### Goal
Scan the data for "Python" and copy the lines it appears in.

### Material shown

#####

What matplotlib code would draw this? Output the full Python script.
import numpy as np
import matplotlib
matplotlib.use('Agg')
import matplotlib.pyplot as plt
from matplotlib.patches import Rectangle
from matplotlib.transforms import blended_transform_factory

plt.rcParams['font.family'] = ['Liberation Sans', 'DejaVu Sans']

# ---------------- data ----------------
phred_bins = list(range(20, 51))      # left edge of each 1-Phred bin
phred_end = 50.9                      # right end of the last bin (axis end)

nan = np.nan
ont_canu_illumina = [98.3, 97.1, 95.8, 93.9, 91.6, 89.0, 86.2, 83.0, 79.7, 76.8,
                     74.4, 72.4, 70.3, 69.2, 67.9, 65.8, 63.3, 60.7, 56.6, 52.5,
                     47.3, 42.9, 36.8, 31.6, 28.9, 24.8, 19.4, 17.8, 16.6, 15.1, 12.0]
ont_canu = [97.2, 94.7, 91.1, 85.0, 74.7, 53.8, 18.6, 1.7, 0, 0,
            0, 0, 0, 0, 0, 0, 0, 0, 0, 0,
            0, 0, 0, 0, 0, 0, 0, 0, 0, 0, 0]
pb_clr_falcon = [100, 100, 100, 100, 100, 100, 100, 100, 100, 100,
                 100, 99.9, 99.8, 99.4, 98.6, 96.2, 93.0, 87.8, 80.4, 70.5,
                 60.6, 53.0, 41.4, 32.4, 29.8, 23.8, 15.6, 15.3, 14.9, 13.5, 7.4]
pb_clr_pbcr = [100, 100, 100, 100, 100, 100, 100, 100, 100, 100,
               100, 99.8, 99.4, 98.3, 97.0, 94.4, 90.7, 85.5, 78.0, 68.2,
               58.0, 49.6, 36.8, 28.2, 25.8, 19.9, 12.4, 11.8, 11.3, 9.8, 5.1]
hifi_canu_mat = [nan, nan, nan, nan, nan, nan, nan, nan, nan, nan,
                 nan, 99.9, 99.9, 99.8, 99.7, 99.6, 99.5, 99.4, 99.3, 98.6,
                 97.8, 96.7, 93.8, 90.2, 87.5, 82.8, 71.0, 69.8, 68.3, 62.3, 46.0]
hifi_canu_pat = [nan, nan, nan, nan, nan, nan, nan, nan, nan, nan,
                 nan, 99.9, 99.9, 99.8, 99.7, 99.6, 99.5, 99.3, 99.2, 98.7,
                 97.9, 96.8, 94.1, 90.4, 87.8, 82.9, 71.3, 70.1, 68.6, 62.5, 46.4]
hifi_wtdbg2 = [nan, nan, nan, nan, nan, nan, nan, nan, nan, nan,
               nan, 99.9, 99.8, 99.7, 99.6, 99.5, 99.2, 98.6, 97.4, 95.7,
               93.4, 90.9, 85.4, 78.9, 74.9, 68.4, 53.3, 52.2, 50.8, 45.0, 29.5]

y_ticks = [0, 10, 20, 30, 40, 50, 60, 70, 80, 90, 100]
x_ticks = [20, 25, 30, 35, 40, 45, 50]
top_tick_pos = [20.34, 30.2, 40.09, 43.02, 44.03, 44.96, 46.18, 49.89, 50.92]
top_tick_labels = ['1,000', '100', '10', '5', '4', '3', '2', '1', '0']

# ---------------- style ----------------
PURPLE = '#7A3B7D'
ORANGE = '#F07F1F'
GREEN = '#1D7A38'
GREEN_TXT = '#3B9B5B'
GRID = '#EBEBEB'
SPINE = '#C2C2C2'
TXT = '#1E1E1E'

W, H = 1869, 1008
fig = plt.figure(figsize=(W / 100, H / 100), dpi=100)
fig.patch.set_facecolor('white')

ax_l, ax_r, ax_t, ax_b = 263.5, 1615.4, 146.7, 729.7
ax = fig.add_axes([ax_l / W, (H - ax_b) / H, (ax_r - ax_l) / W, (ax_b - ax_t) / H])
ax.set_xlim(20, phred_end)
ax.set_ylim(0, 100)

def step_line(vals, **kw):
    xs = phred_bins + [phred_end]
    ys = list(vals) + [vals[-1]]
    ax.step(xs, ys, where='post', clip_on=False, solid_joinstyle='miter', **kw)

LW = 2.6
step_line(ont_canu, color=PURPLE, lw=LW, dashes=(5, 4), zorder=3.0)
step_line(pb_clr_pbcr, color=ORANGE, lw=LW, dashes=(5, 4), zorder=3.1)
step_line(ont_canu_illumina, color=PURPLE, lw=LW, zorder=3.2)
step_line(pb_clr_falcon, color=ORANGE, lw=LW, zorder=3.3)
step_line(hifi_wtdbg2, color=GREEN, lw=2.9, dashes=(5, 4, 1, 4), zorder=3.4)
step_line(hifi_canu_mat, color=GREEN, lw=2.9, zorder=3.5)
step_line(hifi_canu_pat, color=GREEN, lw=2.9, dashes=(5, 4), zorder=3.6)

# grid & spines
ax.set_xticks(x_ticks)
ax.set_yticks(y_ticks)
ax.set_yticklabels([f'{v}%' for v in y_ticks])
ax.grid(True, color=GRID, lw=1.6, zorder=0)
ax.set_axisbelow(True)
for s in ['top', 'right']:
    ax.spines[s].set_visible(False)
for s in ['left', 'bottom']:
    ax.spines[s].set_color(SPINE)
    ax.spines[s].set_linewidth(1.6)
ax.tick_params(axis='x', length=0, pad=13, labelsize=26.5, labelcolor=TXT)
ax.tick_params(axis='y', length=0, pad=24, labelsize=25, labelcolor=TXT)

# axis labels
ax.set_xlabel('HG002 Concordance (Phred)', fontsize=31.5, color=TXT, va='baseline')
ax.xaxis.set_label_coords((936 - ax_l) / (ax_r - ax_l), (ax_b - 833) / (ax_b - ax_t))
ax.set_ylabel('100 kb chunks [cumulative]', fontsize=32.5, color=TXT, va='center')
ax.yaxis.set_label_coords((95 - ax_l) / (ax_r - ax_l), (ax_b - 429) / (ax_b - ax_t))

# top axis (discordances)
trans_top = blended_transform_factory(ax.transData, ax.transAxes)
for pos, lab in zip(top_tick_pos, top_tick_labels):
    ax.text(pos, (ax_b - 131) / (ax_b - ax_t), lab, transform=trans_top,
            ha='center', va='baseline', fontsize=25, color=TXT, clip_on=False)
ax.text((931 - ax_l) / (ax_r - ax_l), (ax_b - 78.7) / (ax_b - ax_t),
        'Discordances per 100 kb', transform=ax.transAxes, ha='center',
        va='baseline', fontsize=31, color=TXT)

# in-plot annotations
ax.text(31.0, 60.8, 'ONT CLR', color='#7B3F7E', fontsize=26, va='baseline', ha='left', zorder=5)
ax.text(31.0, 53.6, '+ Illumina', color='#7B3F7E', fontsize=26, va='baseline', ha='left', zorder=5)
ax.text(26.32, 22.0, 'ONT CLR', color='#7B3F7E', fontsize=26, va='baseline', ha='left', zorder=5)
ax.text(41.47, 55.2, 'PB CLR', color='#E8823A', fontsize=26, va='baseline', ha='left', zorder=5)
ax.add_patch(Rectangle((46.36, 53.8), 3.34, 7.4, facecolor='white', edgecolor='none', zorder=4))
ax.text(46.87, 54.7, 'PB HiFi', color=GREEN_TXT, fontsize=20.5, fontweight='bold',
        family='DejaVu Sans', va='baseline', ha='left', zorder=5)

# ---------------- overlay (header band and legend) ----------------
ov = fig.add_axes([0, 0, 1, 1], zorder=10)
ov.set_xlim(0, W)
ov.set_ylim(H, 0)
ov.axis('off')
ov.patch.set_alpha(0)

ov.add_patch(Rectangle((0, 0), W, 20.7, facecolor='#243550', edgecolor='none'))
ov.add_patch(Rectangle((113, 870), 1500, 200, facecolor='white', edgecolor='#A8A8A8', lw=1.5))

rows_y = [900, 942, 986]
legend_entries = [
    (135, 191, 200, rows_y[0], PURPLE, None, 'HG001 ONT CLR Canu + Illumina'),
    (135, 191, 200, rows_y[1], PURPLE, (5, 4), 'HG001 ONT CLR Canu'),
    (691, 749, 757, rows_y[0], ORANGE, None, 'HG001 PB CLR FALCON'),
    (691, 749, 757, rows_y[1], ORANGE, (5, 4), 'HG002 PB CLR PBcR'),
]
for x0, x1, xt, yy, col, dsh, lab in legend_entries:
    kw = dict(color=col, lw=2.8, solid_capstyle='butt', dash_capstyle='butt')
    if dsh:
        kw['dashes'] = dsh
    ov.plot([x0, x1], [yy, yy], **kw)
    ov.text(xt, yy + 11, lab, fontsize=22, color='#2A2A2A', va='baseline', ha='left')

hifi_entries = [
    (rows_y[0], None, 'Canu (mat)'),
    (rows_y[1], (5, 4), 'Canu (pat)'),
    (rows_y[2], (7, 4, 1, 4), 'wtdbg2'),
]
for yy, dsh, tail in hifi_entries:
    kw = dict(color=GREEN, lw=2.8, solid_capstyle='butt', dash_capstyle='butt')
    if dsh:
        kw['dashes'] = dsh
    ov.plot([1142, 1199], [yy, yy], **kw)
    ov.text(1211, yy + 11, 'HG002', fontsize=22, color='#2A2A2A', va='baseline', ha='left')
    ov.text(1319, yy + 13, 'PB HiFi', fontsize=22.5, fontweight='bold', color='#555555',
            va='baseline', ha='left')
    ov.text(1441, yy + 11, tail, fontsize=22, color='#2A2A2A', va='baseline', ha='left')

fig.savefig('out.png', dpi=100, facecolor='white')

#####

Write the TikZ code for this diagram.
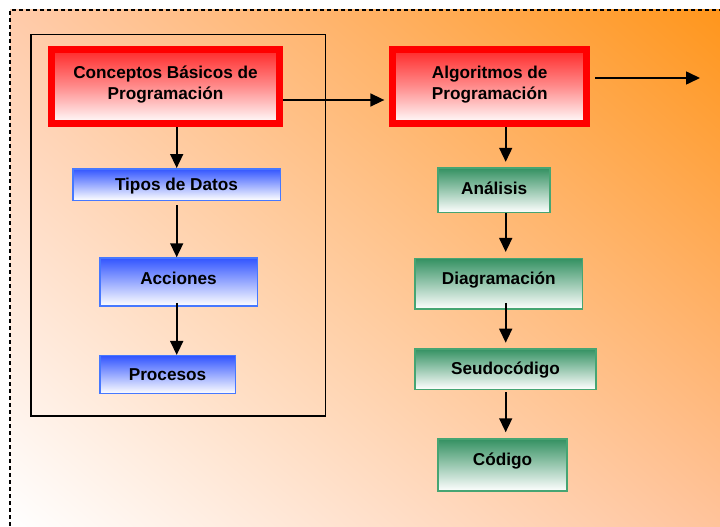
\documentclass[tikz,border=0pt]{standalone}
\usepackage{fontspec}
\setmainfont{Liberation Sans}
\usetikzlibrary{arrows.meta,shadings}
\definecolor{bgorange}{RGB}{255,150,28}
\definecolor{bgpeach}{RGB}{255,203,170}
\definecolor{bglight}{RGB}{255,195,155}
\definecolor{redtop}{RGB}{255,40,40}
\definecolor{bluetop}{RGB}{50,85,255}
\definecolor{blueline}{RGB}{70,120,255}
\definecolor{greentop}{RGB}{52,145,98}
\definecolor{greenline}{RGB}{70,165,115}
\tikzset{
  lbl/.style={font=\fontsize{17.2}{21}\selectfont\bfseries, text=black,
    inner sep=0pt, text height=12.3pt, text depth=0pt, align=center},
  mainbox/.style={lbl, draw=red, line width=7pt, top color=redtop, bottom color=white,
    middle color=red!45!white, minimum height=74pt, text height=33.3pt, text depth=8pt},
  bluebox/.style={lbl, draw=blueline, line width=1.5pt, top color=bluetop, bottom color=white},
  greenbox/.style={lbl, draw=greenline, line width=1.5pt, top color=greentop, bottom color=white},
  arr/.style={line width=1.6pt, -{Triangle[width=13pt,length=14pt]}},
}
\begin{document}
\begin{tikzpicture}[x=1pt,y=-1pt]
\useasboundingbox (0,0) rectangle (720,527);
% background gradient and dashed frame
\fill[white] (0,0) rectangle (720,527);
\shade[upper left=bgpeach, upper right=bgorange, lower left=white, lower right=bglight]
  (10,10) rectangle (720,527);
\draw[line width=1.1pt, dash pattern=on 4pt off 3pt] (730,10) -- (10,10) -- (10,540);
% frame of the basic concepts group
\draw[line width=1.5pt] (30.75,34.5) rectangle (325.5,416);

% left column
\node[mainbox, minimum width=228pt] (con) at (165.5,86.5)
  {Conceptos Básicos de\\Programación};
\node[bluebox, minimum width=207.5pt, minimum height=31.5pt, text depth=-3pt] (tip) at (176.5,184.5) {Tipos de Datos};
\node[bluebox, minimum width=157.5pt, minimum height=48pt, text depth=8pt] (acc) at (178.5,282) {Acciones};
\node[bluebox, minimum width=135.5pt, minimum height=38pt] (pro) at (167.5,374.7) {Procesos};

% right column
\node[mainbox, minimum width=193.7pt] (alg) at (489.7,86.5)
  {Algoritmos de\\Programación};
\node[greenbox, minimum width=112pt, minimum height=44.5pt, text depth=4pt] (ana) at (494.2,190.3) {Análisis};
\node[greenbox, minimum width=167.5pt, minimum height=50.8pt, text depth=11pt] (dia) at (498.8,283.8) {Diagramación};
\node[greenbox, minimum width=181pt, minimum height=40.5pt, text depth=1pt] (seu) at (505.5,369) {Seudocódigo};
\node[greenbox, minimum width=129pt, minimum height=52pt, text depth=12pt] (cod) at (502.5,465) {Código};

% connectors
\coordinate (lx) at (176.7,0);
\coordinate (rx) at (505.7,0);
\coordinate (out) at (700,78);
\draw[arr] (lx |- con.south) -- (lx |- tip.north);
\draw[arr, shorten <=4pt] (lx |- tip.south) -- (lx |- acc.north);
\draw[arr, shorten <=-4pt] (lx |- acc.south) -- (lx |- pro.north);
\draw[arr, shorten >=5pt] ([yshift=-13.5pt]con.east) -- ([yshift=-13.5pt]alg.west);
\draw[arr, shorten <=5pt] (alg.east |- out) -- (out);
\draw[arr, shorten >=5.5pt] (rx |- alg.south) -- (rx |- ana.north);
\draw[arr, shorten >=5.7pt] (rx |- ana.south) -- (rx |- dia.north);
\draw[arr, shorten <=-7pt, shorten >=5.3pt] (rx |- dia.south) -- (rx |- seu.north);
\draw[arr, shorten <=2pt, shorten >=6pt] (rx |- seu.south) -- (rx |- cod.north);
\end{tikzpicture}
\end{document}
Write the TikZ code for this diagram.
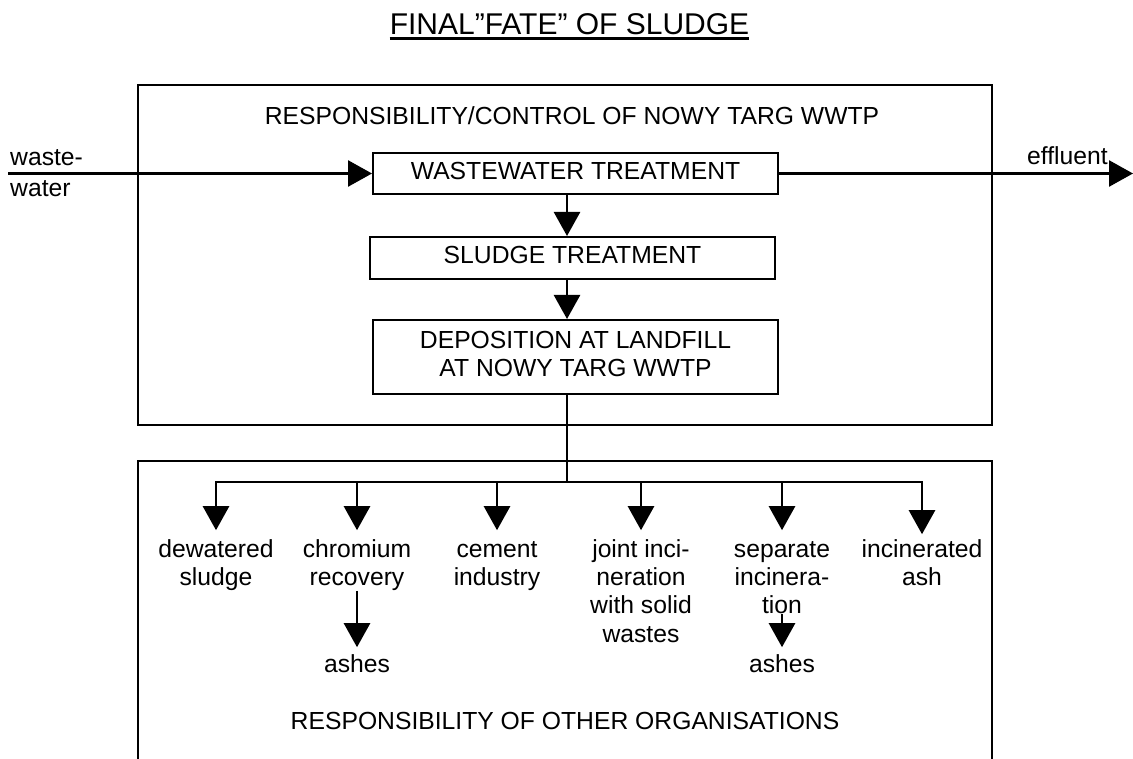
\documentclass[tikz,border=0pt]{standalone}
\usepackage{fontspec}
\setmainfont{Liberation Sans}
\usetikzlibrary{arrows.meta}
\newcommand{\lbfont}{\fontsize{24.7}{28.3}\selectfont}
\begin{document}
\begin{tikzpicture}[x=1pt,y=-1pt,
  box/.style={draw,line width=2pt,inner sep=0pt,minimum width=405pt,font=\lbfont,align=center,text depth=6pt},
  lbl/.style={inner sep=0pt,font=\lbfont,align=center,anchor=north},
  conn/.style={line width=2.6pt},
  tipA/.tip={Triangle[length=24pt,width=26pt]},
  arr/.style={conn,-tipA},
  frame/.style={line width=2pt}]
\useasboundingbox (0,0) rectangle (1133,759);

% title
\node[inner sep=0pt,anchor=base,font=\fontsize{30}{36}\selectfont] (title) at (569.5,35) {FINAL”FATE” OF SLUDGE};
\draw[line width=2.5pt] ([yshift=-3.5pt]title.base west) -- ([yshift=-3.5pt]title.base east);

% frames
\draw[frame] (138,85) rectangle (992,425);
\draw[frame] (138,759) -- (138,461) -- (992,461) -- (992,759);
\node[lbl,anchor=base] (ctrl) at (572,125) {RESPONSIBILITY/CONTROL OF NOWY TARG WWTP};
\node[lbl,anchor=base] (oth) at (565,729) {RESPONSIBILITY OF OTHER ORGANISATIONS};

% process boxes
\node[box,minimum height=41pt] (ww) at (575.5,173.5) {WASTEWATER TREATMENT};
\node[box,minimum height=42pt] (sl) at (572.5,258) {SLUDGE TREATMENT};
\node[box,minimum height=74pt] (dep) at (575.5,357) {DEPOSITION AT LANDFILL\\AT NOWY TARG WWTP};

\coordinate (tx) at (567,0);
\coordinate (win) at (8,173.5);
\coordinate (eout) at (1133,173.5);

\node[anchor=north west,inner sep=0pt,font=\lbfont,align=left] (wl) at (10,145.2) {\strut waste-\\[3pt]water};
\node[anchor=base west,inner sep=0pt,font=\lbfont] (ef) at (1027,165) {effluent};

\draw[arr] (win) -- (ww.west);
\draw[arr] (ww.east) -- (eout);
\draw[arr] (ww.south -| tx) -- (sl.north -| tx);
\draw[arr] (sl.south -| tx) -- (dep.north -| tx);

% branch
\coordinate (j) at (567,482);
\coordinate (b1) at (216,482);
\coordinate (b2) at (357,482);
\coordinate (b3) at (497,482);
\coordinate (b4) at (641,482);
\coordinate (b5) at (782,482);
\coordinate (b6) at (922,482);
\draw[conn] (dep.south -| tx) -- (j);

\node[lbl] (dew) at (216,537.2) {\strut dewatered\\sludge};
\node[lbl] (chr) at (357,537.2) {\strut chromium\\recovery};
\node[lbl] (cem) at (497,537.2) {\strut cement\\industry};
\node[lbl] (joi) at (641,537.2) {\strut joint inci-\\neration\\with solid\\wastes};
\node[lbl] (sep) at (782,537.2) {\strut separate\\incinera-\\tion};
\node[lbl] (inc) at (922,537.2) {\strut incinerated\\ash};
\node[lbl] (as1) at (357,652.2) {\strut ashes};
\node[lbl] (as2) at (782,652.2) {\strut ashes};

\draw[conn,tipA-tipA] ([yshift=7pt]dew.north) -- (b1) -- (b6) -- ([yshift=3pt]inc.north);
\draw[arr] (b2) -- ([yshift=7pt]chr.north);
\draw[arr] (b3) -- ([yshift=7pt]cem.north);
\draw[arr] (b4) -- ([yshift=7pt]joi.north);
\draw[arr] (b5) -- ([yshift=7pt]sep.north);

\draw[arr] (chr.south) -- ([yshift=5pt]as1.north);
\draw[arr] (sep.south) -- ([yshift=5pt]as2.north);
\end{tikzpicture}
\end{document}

#####

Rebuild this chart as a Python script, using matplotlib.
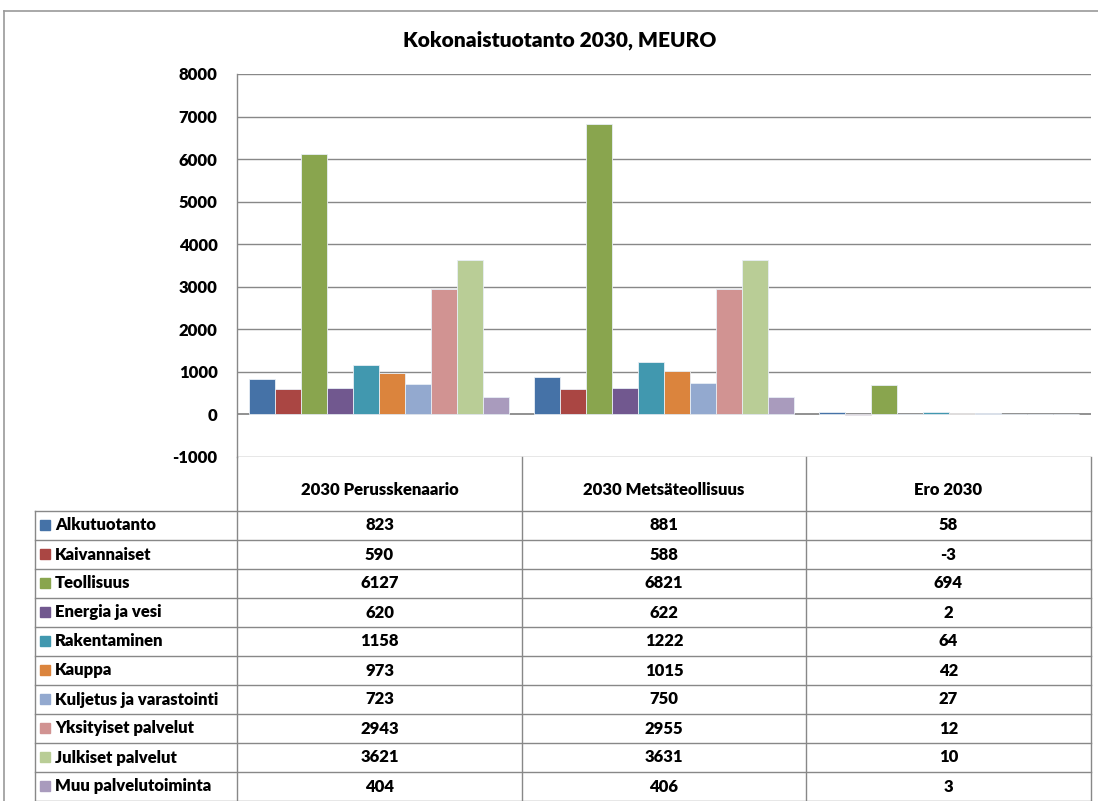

#####

### Response below
What matplotlib code would draw this? Output the full Python script.
Rebuild this chart as a Python script, using matplotlib.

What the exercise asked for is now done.